### BRIEF
Set down all of the data that follows word for word, without the images.

### DATASET EXTRACT
+++
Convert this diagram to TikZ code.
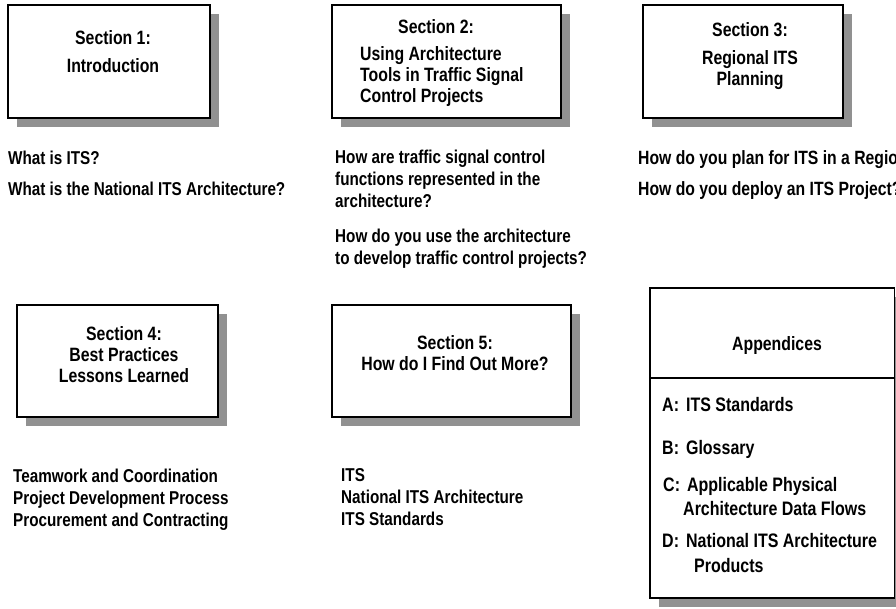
\documentclass[tikz,border=0pt]{standalone}
\usepackage{fontspec}
\setmainfont{Liberation Sans}[FakeStretch=0.82]
\usetikzlibrary{shadows}

\begin{document}
\begin{tikzpicture}[x=1pt, y=-1pt,
  secbox/.style={rectangle, draw, line width=1.2pt, fill=white, inner sep=0pt,
    drop shadow={shadow xshift=9pt, shadow yshift=-9pt, fill=black!43, opacity=1}},
  boxtext/.style={font=\fontsize{19.3}{21}\selectfont\bfseries, inner sep=0pt, anchor=base},
  qtext/.style={font=\fontsize{18.6}{22}\selectfont\bfseries, inner sep=0pt,
    align=left, anchor=base west},
  apptext/.style={qtext, font=\fontsize{19.5}{22}\selectfont\bfseries}]

\useasboundingbox (0,0) rectangle (896,608);

% top row
\node[secbox, minimum width=202pt, minimum height=113pt] (sec1) at (109,61.5) {};
\node[boxtext, align=center] (sec1txt) at (113,72) {Section 1:\\[7pt]Introduction};

\node[secbox, minimum width=229pt, minimum height=113pt] (sec2) at (446.5,61.5) {};
\node[boxtext, align=left, anchor=base west] (sec2txt) at (360,102.7)
  {\hspace*{38pt}Section 2:\\[6pt]Using Architecture\\Tools in Traffic Signal\\Control Projects};

\node[secbox, minimum width=200pt, minimum height=113pt] (sec3) at (743,61.5) {};
\node[boxtext, align=center] (sec3txt) at (750,85) {Section 3:\\[7pt]Regional ITS\\Planning};

\node[qtext] (q1) at (8,195) {What is ITS?\\[9pt]What is the National ITS Architecture?};
\node[qtext] (q2) at (335,264) {How are traffic signal control\\functions represented in the\\architecture?\\[13pt]How do you use the architecture\\to develop traffic control projects?};
\node[qtext, font=\fontsize{19.2}{22}\selectfont\bfseries] (q3) at (638,195)
  {How do you plan for ITS in a Region?\\[9pt]How do you deploy an ITS Project?};

% bottom row
\node[secbox, minimum width=201pt, minimum height=112pt] (sec4) at (117.5,361) {};
\node[boxtext, align=center] (sec4txt) at (124,382.7) {Section 4:\\Best Practices\\Lessons Learned};

\node[secbox, minimum width=239pt, minimum height=112pt] (sec5) at (451.5,361) {};
\node[boxtext, align=center] (sec5txt) at (455,370) {Section 5:\\How do I Find Out More?};

\node[qtext] (q4) at (13,526) {Teamwork and Coordination\\Project Development Process\\Procurement and Contracting};
\node[qtext] (q5) at (341,525) {ITS\\National ITS Architecture\\ITS Standards};

% appendices
\node[secbox, minimum width=244.5pt, minimum height=310pt] (appx) at (772.25,443) {};
\coordinate (divL) at (650,378);
\coordinate (divR) at (894.5,378);
\draw[line width=1.2pt] (divL) -- (divR);
\node[boxtext] (apptitle) at (777,350) {Appendices};
\node[apptext] (appA) at (662,411) {A:\hspace{7pt}ITS Standards};
\node[apptext] (appB) at (662,454) {B:\hspace{7pt}Glossary};
\node[apptext] (appC) at (663,515) {C:\hspace{7pt}Applicable Physical\\[1.3pt]\hspace*{20pt}Architecture Data Flows};
\node[apptext] (appD) at (662,572.7) {D:\hspace{7pt}National ITS Architecture\\[3pt]\hspace*{32pt}Products};

\end{tikzpicture}
\end{document}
+++
### EXERCISE RESULT
Convert this diagram to TikZ code.
\documentclass[tikz,border=0pt]{standalone}
\usepackage{fontspec}
\setmainfont{Liberation Sans}[FakeStretch=0.82]
\usetikzlibrary{shadows}

\begin{document}
\begin{tikzpicture}[x=1pt, y=-1pt,
  secbox/.style={rectangle, draw, line width=1.2pt, fill=white, inner sep=0pt,
    drop shadow={shadow xshift=9pt, shadow yshift=-9pt, fill=black!43, opacity=1}},
  boxtext/.style={font=\fontsize{19.3}{21}\selectfont\bfseries, inner sep=0pt, anchor=base},
  qtext/.style={font=\fontsize{18.6}{22}\selectfont\bfseries, inner sep=0pt,
    align=left, anchor=base west},
  apptext/.style={qtext, font=\fontsize{19.5}{22}\selectfont\bfseries}]

\useasboundingbox (0,0) rectangle (896,608);

% top row
\node[secbox, minimum width=202pt, minimum height=113pt] (sec1) at (109,61.5) {};
\node[boxtext, align=center] (sec1txt) at (113,72) {Section 1:\\[7pt]Introduction};

\node[secbox, minimum width=229pt, minimum height=113pt] (sec2) at (446.5,61.5) {};
\node[boxtext, align=left, anchor=base west] (sec2txt) at (360,102.7)
  {\hspace*{38pt}Section 2:\\[6pt]Using Architecture\\Tools in Traffic Signal\\Control Projects};

\node[secbox, minimum width=200pt, minimum height=113pt] (sec3) at (743,61.5) {};
\node[boxtext, align=center] (sec3txt) at (750,85) {Section 3:\\[7pt]Regional ITS\\Planning};

\node[qtext] (q1) at (8,195) {What is ITS?\\[9pt]What is the National ITS Architecture?};
\node[qtext] (q2) at (335,264) {How are traffic signal control\\functions represented in the\\architecture?\\[13pt]How do you use the architecture\\to develop traffic control projects?};
\node[qtext, font=\fontsize{19.2}{22}\selectfont\bfseries] (q3) at (638,195)
  {How do you plan for ITS in a Region?\\[9pt]How do you deploy an ITS Project?};

% bottom row
\node[secbox, minimum width=201pt, minimum height=112pt] (sec4) at (117.5,361) {};
\node[boxtext, align=center] (sec4txt) at (124,382.7) {Section 4:\\Best Practices\\Lessons Learned};

\node[secbox, minimum width=239pt, minimum height=112pt] (sec5) at (451.5,361) {};
\node[boxtext, align=center] (sec5txt) at (455,370) {Section 5:\\How do I Find Out More?};

\node[qtext] (q4) at (13,526) {Teamwork and Coordination\\Project Development Process\\Procurement and Contracting};
\node[qtext] (q5) at (341,525) {ITS\\National ITS Architecture\\ITS Standards};

% appendices
\node[secbox, minimum width=244.5pt, minimum height=310pt] (appx) at (772.25,443) {};
\coordinate (divL) at (650,378);
\coordinate (divR) at (894.5,378);
\draw[line width=1.2pt] (divL) -- (divR);
\node[boxtext] (apptitle) at (777,350) {Appendices};
\node[apptext] (appA) at (662,411) {A:\hspace{7pt}ITS Standards};
\node[apptext] (appB) at (662,454) {B:\hspace{7pt}Glossary};
\node[apptext] (appC) at (663,515) {C:\hspace{7pt}Applicable Physical\\[1.3pt]\hspace*{20pt}Architecture Data Flows};
\node[apptext] (appD) at (662,572.7) {D:\hspace{7pt}National ITS Architecture\\[3pt]\hspace*{32pt}Products};

\end{tikzpicture}
\end{document}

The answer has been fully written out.